EXERCISE. Repeat only what lies from the line with "Write a web" to the line with "let tituloLineas = ['Percentage", those two lines included, exactly as it stands; omit any images.

DATASET ROWS.
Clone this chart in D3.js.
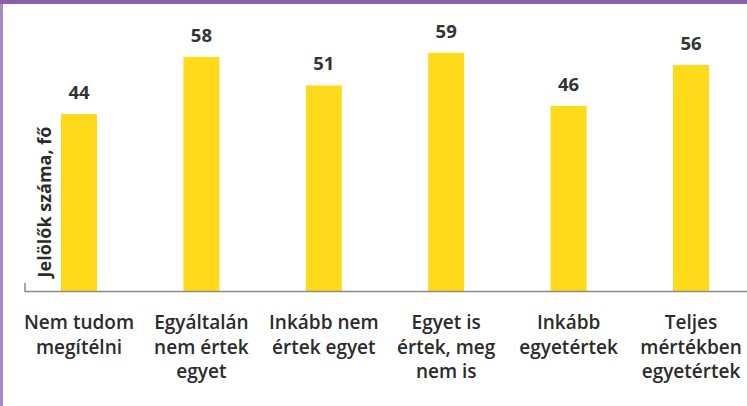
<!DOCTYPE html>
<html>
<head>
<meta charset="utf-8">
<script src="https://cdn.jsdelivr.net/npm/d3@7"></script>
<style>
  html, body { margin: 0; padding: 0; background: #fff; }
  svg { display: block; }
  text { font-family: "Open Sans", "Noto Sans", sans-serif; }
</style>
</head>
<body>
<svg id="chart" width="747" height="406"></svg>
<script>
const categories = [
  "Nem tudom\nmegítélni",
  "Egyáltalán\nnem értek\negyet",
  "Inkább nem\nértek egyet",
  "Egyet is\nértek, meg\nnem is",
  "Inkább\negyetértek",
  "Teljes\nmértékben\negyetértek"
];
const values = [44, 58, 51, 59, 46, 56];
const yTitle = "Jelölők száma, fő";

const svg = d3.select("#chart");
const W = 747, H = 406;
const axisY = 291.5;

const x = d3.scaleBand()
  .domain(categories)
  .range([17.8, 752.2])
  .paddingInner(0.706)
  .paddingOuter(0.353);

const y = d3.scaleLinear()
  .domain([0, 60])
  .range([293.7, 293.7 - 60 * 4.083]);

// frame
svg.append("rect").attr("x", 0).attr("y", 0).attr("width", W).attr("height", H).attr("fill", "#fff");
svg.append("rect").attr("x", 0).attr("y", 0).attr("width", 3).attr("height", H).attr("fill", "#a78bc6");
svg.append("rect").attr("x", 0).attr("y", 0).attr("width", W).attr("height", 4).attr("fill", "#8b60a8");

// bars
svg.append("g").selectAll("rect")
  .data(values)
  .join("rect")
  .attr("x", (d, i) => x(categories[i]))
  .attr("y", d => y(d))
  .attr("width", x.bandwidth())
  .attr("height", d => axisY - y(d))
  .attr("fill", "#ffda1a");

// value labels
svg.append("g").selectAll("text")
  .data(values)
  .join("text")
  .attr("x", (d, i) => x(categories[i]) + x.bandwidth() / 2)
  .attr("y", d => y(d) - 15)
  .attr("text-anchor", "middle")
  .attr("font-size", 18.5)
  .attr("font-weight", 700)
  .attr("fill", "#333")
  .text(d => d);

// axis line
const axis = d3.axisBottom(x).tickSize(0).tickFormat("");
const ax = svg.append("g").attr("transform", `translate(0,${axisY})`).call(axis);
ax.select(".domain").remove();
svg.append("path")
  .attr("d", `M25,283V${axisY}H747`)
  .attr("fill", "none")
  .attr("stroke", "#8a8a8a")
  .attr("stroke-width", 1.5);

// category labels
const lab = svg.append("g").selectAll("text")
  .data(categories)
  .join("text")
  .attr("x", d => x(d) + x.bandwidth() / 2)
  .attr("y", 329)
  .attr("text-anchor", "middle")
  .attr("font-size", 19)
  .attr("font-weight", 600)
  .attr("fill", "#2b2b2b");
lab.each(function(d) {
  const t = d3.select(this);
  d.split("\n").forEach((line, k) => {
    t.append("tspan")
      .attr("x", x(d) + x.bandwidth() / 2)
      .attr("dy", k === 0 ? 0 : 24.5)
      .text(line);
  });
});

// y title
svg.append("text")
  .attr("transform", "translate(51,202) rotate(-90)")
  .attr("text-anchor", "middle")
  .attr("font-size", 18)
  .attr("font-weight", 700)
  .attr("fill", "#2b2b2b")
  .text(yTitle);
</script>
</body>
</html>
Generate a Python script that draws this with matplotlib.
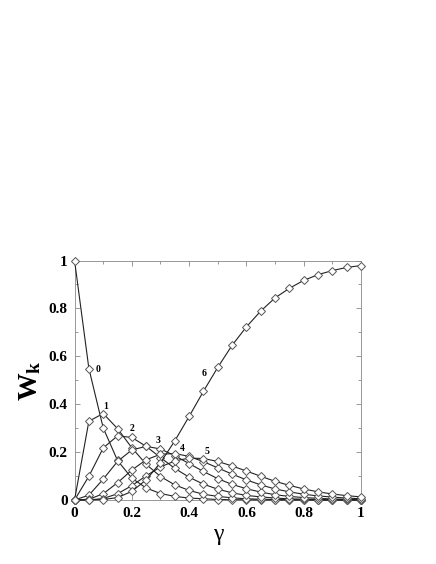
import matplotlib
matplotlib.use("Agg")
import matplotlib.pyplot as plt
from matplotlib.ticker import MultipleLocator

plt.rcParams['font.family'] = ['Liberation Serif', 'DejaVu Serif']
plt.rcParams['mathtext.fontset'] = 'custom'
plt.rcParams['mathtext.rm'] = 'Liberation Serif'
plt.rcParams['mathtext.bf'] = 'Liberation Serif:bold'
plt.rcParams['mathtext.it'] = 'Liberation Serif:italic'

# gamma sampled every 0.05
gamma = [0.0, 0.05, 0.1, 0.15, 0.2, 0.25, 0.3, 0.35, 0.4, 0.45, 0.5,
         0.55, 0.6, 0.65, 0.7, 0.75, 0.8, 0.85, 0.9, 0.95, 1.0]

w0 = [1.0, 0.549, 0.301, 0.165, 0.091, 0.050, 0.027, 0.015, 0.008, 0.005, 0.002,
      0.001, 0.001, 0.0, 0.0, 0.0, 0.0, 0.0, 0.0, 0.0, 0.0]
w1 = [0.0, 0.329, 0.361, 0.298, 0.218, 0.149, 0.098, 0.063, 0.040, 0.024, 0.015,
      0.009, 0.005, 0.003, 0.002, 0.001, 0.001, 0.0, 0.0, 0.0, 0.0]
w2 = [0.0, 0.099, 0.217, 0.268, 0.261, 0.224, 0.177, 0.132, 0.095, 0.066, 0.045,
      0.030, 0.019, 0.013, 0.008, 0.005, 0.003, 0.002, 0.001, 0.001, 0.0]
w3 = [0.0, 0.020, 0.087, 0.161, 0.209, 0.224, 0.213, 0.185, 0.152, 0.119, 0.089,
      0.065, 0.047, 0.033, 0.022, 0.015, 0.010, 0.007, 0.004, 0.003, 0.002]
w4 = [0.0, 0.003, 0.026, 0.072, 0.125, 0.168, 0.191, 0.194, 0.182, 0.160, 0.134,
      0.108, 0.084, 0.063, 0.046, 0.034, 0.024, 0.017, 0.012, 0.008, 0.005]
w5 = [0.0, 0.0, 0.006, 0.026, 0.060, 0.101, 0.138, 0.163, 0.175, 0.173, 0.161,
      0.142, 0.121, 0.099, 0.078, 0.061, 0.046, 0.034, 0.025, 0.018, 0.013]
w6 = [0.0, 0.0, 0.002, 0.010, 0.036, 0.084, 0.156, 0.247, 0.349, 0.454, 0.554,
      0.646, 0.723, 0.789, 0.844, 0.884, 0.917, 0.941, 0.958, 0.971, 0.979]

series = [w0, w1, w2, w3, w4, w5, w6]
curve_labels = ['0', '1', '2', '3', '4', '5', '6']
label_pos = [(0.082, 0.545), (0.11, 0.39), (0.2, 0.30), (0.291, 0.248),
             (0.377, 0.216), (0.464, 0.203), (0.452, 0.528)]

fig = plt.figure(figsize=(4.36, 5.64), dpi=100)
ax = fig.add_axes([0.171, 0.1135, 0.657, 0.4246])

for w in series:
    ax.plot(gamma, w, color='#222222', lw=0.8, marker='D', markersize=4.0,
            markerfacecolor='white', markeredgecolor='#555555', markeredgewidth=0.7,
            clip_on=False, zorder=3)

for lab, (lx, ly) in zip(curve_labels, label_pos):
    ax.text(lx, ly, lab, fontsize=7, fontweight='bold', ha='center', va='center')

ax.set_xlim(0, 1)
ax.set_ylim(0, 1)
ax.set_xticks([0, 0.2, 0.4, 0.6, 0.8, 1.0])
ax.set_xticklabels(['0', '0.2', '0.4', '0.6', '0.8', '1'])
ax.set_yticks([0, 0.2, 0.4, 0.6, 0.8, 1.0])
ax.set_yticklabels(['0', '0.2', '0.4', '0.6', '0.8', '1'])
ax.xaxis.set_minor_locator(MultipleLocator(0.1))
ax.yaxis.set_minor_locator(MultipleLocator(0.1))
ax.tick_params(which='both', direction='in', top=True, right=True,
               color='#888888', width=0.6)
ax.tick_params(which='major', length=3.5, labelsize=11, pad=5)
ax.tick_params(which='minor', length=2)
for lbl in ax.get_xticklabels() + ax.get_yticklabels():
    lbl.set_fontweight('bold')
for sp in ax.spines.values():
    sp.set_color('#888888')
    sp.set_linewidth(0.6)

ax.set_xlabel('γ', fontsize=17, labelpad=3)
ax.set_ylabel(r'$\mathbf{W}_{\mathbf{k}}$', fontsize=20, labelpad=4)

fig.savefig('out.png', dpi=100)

--

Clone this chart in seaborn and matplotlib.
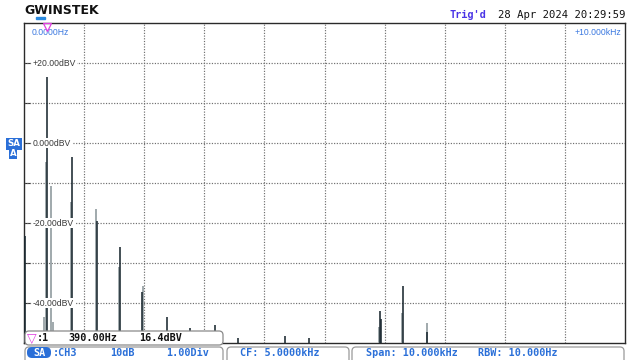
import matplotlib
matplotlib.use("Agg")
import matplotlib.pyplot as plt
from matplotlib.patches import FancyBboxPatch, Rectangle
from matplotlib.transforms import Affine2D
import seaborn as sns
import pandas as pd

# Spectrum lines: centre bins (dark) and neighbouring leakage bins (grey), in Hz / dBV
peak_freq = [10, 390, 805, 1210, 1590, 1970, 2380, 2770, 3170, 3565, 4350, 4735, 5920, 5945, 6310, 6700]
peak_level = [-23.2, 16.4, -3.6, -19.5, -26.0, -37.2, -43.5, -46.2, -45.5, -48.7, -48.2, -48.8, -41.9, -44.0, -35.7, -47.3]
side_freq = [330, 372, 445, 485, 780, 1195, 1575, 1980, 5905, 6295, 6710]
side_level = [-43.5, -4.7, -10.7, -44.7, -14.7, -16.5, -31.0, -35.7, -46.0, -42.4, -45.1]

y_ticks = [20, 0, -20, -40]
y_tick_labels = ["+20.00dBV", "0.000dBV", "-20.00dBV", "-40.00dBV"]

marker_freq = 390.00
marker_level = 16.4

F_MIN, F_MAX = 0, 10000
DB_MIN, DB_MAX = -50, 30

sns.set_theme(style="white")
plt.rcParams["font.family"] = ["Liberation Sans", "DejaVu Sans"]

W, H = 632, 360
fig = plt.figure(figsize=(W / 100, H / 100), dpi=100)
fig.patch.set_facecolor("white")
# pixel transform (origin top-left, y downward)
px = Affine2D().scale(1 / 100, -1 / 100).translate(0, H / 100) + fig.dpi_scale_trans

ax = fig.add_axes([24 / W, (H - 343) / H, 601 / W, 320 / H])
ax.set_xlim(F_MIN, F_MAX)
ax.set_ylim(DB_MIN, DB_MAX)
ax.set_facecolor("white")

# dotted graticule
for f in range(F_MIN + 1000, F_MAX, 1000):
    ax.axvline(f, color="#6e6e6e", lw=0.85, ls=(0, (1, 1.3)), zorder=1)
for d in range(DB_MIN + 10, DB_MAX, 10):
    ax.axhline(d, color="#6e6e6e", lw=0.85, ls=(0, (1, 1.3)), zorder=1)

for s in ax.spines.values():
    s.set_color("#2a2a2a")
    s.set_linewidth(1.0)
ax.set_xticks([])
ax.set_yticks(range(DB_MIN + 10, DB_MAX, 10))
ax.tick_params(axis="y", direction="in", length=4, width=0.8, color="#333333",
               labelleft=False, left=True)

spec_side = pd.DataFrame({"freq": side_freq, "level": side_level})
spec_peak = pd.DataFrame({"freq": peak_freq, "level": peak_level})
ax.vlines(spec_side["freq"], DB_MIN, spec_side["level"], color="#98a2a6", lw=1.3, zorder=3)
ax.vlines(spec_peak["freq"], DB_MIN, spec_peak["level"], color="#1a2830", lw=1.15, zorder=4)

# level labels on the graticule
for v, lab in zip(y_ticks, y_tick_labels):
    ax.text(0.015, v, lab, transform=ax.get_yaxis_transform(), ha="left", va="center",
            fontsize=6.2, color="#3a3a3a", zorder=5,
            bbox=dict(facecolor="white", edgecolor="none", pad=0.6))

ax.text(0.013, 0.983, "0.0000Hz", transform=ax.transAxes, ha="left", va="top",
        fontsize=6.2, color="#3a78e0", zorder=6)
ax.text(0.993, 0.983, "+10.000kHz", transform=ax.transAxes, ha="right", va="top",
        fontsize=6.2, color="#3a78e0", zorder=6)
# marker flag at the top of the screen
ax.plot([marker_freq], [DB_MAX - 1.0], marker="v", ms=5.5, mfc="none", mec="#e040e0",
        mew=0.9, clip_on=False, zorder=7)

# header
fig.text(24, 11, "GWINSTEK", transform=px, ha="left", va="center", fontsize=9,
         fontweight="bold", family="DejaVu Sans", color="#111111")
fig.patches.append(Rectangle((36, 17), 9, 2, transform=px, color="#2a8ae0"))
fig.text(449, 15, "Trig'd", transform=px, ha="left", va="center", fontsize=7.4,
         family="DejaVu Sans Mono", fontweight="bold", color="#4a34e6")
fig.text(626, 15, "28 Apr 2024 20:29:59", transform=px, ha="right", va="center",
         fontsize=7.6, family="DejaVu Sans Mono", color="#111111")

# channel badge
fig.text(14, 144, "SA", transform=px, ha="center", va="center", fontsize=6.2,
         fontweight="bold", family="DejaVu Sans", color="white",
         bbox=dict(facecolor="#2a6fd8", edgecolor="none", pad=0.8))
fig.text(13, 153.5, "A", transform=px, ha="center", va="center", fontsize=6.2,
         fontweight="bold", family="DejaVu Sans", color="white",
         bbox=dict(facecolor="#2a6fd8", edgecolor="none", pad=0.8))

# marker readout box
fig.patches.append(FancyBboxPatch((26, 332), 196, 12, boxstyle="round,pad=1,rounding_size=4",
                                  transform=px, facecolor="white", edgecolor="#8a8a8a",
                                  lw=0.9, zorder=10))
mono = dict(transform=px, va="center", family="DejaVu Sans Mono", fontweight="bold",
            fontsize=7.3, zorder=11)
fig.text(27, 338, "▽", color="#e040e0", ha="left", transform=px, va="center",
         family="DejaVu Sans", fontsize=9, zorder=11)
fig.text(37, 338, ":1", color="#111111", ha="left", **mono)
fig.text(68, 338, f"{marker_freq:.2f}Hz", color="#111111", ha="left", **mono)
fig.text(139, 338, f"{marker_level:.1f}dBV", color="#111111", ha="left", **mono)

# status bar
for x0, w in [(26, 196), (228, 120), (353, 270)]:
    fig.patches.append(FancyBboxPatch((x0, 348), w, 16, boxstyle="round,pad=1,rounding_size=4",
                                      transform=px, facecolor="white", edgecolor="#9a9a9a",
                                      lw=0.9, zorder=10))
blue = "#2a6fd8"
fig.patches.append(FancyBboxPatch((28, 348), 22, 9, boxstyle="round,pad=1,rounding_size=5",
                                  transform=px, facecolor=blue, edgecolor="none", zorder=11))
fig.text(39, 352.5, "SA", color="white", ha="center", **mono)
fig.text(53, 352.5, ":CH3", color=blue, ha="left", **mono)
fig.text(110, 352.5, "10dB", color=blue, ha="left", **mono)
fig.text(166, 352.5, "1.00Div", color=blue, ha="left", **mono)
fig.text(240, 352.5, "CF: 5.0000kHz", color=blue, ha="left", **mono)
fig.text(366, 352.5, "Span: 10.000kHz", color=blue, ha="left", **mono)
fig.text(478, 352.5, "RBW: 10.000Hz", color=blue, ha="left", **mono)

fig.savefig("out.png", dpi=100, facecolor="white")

==

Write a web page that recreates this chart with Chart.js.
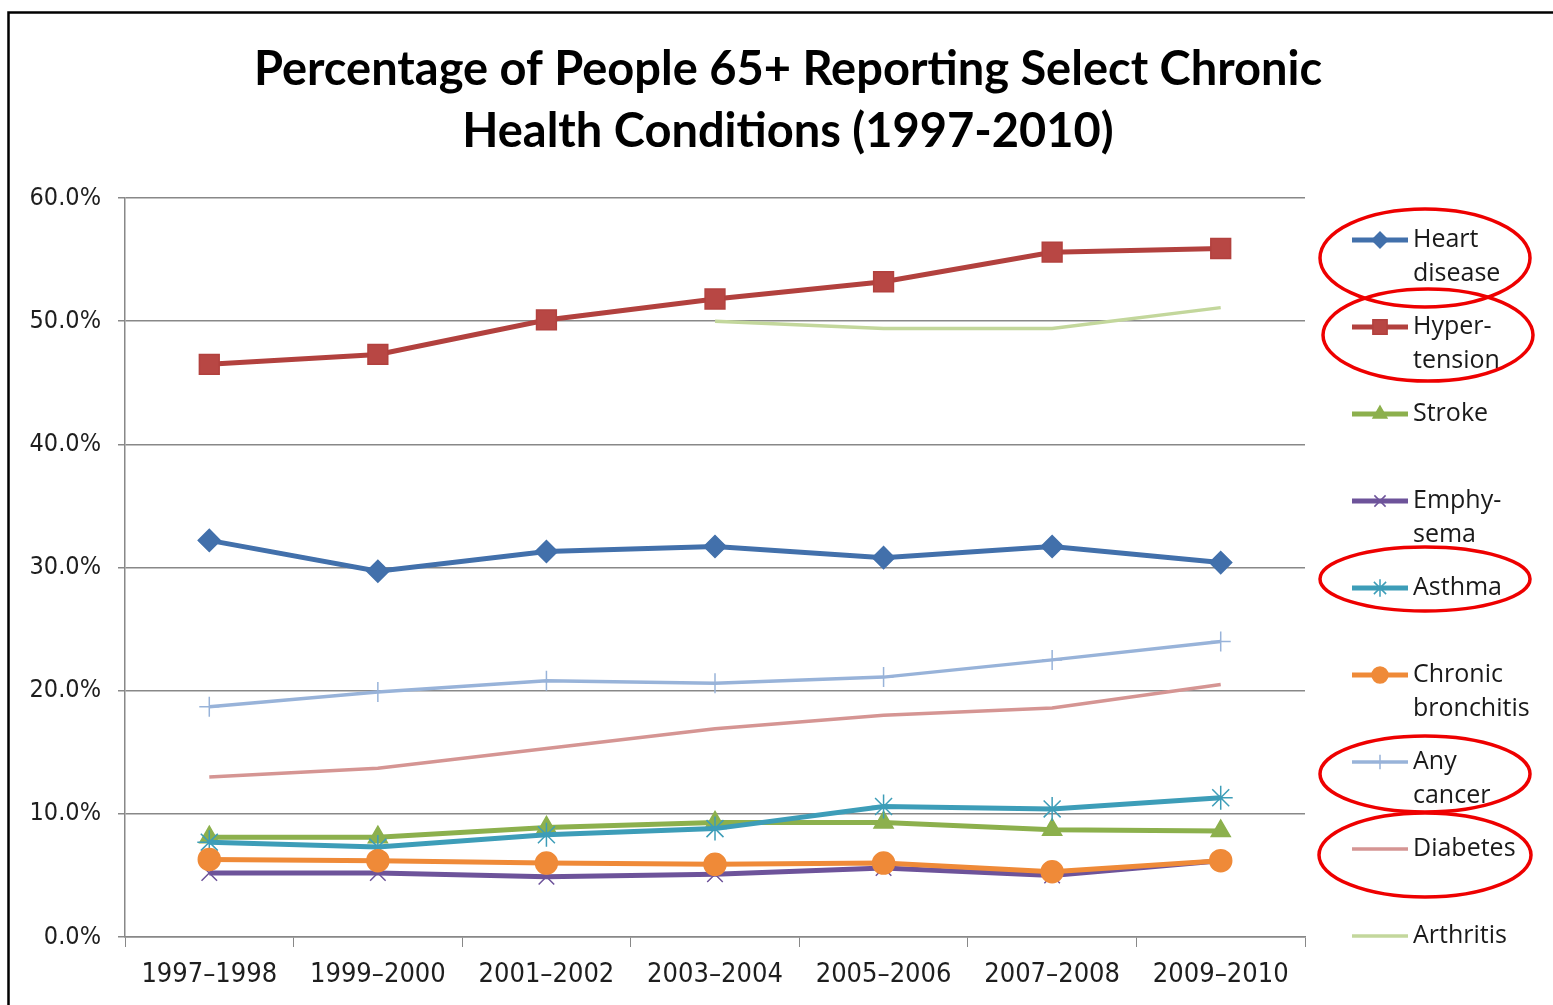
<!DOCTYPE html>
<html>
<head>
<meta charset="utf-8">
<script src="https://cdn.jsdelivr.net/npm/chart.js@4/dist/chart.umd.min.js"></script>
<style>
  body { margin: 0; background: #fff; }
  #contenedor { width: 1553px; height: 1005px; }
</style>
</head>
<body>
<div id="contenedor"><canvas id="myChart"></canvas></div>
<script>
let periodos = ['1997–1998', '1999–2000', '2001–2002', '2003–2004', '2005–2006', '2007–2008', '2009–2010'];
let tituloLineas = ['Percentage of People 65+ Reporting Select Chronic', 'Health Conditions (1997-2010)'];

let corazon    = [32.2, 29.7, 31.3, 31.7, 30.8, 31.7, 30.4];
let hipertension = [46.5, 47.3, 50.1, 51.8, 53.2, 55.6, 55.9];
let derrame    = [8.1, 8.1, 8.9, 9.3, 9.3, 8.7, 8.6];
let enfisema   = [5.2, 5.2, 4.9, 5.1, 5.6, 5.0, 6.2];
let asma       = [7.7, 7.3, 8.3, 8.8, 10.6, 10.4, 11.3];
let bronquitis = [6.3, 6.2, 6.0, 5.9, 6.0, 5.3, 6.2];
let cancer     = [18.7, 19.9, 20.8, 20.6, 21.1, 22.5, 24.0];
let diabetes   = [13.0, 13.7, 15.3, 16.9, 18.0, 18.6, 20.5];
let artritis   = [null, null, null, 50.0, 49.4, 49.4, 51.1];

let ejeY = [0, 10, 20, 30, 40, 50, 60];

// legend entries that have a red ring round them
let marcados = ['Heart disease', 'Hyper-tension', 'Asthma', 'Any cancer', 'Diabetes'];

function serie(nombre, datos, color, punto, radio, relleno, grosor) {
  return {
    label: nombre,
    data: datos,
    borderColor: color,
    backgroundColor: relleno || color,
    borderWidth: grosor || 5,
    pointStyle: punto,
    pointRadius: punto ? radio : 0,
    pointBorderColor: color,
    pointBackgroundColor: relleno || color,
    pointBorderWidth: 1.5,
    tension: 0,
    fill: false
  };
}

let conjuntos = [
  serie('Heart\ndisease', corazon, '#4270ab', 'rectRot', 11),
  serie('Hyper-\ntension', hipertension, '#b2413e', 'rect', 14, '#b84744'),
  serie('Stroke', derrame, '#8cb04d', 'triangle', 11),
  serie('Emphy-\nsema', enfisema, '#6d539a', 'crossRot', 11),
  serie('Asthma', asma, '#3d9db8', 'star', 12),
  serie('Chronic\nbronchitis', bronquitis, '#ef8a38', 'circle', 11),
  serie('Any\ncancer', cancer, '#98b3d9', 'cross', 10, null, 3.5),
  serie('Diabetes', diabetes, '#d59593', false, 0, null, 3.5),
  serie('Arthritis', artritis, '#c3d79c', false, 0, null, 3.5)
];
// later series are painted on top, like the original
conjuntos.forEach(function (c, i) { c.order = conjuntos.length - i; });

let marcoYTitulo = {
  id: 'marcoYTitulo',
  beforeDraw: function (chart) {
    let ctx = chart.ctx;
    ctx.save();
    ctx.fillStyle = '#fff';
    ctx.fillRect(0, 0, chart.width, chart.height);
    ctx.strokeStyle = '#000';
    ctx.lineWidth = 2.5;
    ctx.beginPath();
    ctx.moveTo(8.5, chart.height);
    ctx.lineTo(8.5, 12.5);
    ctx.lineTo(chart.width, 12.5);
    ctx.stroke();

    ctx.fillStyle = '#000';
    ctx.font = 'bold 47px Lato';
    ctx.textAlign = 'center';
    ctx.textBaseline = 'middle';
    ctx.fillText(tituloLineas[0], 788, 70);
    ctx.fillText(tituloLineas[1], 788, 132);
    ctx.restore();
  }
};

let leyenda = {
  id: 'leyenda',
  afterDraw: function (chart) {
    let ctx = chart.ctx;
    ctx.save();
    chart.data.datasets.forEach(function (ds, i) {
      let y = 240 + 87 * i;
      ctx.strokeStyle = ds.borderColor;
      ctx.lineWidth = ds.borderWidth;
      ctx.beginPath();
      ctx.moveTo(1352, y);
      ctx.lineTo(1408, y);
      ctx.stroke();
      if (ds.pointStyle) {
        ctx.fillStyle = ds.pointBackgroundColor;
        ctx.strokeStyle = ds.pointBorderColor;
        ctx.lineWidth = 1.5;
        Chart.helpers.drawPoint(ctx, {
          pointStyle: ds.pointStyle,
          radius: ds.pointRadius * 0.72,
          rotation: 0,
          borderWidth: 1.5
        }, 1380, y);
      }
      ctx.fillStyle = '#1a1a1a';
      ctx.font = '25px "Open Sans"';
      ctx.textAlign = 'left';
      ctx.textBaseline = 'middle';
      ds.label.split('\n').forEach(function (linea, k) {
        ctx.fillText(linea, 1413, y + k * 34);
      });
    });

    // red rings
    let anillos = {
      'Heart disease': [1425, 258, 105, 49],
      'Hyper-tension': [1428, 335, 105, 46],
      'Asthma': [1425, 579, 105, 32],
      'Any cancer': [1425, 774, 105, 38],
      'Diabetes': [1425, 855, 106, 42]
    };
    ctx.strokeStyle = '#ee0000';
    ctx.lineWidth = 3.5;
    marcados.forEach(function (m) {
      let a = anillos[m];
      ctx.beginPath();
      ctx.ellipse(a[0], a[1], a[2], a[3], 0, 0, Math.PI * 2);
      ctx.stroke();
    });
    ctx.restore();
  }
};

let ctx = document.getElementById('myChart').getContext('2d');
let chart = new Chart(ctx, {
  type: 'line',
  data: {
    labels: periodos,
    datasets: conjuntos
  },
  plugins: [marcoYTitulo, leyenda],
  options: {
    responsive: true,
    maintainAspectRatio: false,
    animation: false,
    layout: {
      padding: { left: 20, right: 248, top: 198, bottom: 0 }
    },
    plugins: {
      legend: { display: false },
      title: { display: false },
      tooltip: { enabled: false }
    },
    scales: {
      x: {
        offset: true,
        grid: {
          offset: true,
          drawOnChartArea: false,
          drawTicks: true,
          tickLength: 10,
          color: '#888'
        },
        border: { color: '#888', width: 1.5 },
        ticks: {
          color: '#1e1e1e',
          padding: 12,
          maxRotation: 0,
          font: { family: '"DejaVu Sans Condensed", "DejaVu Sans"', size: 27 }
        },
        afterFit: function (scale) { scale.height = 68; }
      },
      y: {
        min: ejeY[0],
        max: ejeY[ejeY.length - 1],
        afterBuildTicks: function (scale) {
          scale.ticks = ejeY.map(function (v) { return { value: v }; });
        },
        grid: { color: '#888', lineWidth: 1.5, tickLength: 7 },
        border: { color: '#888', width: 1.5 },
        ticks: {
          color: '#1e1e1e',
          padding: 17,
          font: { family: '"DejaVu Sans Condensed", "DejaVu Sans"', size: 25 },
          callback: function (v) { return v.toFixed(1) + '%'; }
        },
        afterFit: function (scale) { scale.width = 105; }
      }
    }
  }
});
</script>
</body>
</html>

IN RESPONSE.
Write a web page that recreates this chart with Chart.js.
<!DOCTYPE html>
<html>
<head>
<meta charset="utf-8">
<script src="https://cdn.jsdelivr.net/npm/chart.js@4/dist/chart.umd.min.js"></script>
<style>
  body { margin: 0; background: #fff; }
  #contenedor { width: 1553px; height: 1005px; }
</style>
</head>
<body>
<div id="contenedor"><canvas id="myChart"></canvas></div>
<script>
let periodos = ['1997–1998', '1999–2000', '2001–2002', '2003–2004', '2005–2006', '2007–2008', '2009–2010'];
let tituloLineas = ['Percentage of People 65+ Reporting Select Chronic', 'Health Conditions (1997-2010)'];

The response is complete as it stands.